A workflow for sharing a one-off password with a colleague sitting next to you: generate something strong, encode it as a QR code on screen, and let the recipient scan it with their phone. Nothing is ever typed into chat, copied into email, or written down. Both tools run in your browser.
Open the password generator in a new tab. Set the length to 20 characters or longer and tick the boxes for lowercase, uppercase, digits, and symbols.
Generate the password. If you want something a little more typeable for any later manual entry, untick a few of the harder-to-read symbol characters and regenerate.
Click the copy button next to the generated string. The password now sits on your clipboard for the next step.
Open the QR code generator in another tab and paste the password into the text input. A QR code should appear immediately.
Increase the QR code size if needed so it fills a good portion of the screen. A larger code scans faster and tolerates camera shake.
Have your recipient point their phone camera at the screen. Their camera app should pop up a preview of the decoded text. They can paste it straight into the destination app or password manager.
Close both browser tabs once the handoff is confirmed. Clear your clipboard by copying something else (for example, a single space) to overwrite the password.
Expected output and how to verify
The recipient's phone should display the exact same password the generator produced. To verify, have them read out the first and last four characters and check them against the generator window. If they match, paste the password into the destination service and confirm login. Once that works, close both tabs and clear the clipboard.
Common pitfalls
Leaving the QR code on screen after the handoff means anyone walking past can scan it. Close the tab as soon as the recipient has the password.
Very long passwords produce dense QR codes that are harder to scan in low light. 20 to 32 characters is a comfortable sweet spot.
If the recipient's camera struggles, increase screen brightness and the QR size, and ask them to hold the phone about 20 centimetres away.
Variations
For a wifi password handoff, prefix the password with the standard wifi QR format so the recipient's phone offers to join the network directly. For shared service credentials, generate two passwords, hand off the second one immediately and rotate the first a week later so any historical exposure is short-lived.

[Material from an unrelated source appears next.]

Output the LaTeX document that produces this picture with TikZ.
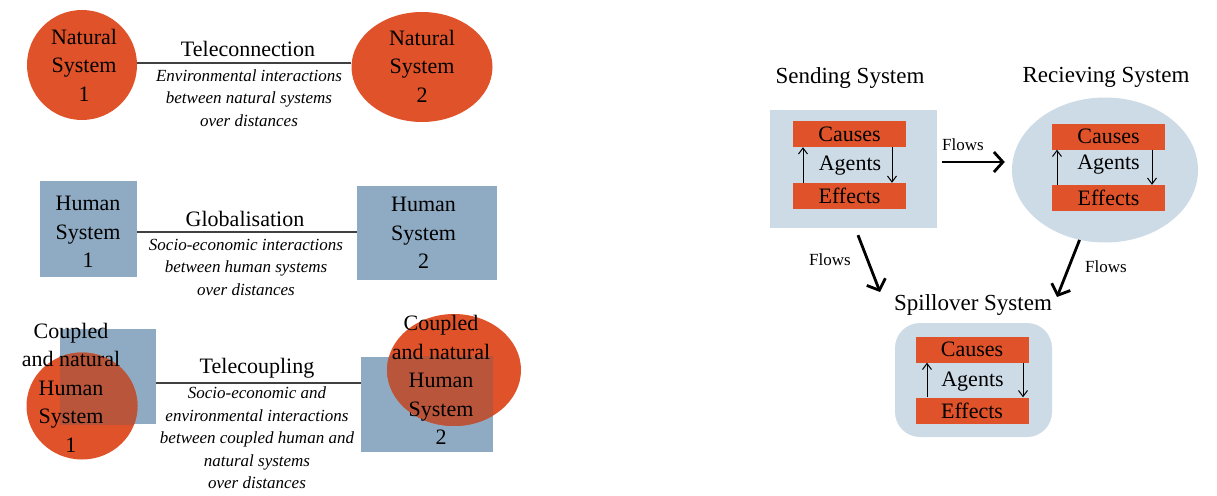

Frequently asked questions
Is the password recoverable later?
Only if you save it. The generator does not store anything between sessions. Once you close the tab, the password is gone unless you have written it down, stored it in a password manager, or shared it with the recipient.
How long should the password be?
Twenty characters with mixed case, digits, and symbols gives strong protection against guessing and brute-force attacks. For service accounts or master passwords, push that closer to 32.
Why use a QR code instead of typing or messaging?
A QR code shown on screen and scanned by a phone keeps the password off chat logs, email backups, and clipboard history. The handoff happens once, in person, and leaves no trail.
What if the recipient is remote?
Use an end-to-end encrypted messenger and send the password as a disappearing message. The QR-code method works best for in-person handoffs.